| PROBLEM TO SOLVE |
Search the records below for the word "with". Pull out each line that has it.

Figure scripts
-- START --

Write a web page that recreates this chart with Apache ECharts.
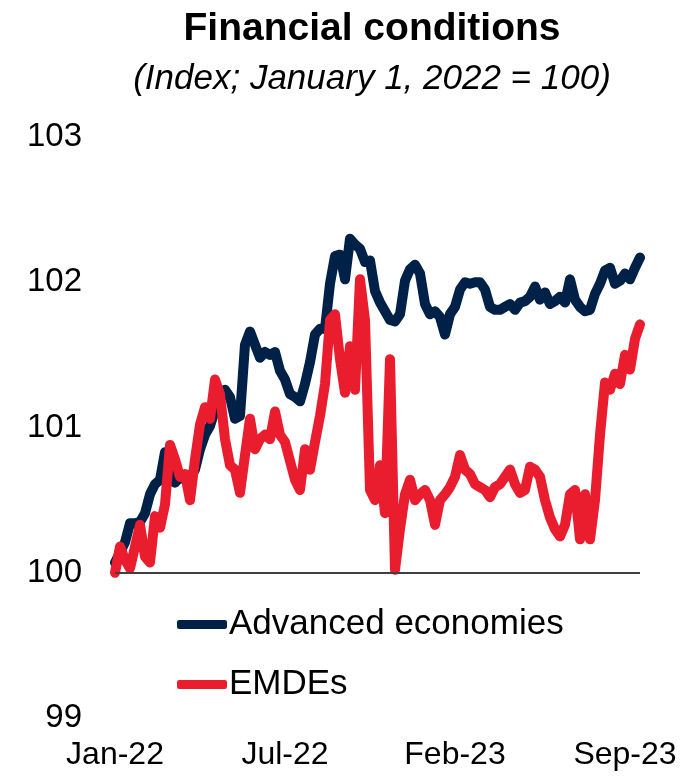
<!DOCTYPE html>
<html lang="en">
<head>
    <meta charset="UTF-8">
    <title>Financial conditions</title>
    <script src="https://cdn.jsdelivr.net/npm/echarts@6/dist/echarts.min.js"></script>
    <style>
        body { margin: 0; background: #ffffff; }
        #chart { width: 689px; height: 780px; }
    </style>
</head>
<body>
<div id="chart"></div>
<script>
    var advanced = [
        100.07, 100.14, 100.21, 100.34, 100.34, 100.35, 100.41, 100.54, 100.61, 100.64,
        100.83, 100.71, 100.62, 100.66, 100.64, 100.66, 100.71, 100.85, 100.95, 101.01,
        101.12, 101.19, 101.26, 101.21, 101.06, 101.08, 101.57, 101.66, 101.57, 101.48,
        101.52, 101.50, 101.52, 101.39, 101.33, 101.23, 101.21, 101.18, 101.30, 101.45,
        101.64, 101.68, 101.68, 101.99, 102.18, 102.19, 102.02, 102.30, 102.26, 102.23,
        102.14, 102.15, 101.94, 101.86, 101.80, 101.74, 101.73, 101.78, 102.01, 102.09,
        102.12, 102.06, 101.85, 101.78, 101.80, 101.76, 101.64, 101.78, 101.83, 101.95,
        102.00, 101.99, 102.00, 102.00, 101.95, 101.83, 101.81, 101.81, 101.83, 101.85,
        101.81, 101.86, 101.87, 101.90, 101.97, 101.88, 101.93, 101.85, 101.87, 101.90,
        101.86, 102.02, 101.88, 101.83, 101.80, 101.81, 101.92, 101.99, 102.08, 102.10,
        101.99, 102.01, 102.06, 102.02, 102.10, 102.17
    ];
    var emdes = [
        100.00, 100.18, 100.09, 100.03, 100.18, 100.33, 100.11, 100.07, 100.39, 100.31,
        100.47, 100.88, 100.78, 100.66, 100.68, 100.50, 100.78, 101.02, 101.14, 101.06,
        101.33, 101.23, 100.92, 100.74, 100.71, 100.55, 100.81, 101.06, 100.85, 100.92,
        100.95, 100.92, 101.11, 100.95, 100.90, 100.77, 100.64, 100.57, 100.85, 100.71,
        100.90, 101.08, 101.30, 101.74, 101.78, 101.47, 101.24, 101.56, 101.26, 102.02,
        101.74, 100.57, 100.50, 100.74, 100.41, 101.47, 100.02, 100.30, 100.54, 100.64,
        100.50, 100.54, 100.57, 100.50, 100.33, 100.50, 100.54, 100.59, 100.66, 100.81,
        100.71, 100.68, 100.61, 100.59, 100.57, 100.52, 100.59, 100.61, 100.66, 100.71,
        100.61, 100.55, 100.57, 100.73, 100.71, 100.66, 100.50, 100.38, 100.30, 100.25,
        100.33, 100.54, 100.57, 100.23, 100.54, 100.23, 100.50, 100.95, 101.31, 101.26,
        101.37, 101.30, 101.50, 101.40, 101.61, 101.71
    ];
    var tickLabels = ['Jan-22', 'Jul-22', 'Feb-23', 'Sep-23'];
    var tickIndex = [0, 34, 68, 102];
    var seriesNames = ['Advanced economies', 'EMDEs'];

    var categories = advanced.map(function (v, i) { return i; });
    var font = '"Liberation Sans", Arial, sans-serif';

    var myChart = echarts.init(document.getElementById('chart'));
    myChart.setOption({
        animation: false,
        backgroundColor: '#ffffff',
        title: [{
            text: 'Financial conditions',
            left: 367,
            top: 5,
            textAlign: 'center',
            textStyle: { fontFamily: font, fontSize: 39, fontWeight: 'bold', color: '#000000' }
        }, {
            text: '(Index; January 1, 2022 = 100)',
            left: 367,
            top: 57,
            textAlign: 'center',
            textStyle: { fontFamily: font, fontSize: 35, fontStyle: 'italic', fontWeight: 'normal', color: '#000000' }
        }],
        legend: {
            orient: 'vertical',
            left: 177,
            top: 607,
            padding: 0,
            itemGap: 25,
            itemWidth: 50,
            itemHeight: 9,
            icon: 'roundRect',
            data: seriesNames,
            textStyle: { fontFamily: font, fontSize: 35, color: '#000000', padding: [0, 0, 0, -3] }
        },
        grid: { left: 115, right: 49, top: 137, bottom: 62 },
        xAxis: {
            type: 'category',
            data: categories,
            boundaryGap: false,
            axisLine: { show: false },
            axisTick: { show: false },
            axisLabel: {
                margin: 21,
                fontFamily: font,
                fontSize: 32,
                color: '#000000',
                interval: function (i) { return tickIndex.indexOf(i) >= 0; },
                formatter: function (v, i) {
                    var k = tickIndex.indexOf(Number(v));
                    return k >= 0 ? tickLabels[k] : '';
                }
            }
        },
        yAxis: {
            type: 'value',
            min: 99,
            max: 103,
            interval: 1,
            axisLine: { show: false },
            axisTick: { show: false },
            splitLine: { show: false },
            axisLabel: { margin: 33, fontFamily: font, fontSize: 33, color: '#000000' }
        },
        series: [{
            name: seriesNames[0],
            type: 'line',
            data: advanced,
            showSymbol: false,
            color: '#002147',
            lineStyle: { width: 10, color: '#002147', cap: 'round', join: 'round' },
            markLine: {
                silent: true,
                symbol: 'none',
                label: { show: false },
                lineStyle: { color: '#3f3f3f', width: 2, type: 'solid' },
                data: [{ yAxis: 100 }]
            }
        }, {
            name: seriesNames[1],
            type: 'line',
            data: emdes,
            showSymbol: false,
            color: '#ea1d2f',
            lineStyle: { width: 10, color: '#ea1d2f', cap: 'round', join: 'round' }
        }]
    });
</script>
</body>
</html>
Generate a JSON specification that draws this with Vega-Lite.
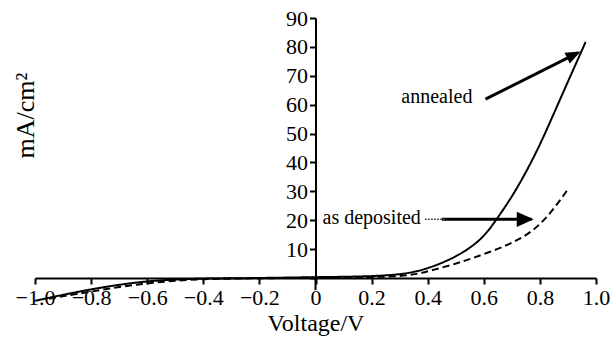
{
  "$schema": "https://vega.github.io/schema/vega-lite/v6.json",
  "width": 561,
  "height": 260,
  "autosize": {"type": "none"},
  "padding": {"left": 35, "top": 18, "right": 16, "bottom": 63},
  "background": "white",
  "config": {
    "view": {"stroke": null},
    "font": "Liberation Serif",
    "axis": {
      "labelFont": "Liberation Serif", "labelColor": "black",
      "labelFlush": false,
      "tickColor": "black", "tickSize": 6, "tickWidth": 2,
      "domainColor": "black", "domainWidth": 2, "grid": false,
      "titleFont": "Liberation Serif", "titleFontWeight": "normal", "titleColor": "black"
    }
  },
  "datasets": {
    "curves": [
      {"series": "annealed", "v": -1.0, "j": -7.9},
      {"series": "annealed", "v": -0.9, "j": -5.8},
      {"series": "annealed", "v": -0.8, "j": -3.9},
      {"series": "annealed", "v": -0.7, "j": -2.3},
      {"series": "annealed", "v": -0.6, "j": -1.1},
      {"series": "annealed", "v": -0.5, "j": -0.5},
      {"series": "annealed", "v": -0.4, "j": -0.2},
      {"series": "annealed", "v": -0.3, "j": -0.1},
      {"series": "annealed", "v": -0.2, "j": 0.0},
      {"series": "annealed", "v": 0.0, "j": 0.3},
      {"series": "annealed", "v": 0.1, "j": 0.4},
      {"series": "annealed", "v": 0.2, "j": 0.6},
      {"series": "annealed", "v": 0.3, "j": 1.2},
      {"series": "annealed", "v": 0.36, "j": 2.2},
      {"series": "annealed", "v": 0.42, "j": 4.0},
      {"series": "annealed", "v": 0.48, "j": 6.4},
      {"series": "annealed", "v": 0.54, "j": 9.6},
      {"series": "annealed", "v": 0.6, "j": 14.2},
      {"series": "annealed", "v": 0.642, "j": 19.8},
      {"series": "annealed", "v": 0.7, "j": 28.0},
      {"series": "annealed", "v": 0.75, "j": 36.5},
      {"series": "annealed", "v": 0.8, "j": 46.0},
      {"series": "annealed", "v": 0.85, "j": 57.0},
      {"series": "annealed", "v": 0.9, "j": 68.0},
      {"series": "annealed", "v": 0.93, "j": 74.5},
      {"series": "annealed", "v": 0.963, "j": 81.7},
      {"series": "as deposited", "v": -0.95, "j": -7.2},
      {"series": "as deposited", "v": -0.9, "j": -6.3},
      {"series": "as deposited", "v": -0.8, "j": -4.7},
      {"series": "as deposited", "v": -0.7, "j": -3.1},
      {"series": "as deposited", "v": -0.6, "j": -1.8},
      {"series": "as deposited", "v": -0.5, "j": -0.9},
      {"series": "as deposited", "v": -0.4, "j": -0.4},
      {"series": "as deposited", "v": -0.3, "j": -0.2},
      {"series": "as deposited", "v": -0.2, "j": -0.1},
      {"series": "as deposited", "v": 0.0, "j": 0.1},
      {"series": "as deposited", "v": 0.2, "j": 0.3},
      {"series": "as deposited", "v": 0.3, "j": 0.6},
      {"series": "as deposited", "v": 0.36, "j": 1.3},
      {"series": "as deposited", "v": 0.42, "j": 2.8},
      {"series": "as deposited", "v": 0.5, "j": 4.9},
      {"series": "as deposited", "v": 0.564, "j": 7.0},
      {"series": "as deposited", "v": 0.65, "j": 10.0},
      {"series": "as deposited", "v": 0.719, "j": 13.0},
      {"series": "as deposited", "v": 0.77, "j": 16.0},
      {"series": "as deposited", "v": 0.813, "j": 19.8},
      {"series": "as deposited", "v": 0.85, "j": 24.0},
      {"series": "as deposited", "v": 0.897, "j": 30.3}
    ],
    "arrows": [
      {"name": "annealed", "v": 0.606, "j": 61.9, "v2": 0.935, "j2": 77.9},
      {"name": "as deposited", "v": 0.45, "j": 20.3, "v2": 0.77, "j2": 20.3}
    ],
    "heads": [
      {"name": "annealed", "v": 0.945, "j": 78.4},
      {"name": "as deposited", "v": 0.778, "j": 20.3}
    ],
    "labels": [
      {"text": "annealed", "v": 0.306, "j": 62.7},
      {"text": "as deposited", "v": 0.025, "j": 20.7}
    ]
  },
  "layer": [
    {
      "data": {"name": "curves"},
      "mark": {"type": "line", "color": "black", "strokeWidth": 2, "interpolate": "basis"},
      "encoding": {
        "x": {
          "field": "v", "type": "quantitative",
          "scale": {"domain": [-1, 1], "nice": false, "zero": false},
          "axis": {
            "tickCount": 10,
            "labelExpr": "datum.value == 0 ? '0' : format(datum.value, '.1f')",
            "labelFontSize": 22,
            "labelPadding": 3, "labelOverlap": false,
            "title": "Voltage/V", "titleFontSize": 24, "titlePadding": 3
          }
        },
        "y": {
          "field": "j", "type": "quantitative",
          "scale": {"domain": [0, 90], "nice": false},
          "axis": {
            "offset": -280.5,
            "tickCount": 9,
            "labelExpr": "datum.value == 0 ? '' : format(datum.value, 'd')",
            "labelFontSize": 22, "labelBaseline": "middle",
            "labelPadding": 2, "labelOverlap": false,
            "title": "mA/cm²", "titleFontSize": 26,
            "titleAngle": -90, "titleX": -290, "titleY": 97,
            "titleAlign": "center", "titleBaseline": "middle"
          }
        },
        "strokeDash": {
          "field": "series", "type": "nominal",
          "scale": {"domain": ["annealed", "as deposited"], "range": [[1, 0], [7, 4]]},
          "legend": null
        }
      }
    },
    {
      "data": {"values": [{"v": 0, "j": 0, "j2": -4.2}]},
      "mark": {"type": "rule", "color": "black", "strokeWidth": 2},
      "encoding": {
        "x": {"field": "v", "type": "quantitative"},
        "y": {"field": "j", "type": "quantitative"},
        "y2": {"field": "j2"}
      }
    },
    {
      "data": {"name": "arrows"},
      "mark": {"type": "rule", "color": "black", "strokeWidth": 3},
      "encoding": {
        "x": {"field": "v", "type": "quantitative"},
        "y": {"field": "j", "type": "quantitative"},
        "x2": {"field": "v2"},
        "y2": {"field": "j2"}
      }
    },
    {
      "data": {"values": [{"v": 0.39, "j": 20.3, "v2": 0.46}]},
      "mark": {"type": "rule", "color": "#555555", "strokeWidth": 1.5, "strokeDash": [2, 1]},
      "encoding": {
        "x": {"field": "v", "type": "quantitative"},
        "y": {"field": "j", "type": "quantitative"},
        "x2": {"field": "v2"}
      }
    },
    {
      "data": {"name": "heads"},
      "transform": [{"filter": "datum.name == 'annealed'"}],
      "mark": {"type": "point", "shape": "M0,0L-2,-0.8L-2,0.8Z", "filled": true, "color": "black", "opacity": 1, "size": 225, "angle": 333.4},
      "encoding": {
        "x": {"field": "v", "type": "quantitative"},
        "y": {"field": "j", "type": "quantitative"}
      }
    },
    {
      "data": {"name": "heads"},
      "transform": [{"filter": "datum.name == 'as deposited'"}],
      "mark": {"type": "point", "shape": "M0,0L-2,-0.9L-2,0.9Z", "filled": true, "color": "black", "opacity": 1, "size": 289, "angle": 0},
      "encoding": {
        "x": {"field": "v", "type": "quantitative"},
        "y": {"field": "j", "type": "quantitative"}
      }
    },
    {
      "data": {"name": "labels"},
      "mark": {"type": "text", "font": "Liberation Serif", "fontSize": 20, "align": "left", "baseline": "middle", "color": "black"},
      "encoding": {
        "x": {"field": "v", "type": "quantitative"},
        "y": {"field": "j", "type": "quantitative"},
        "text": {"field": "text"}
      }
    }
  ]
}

-- END --

| OUTPUT FOR THIS TASK |
Write a web page that recreates this chart with Apache ECharts.
Generate a JSON specification that draws this with Vega-Lite.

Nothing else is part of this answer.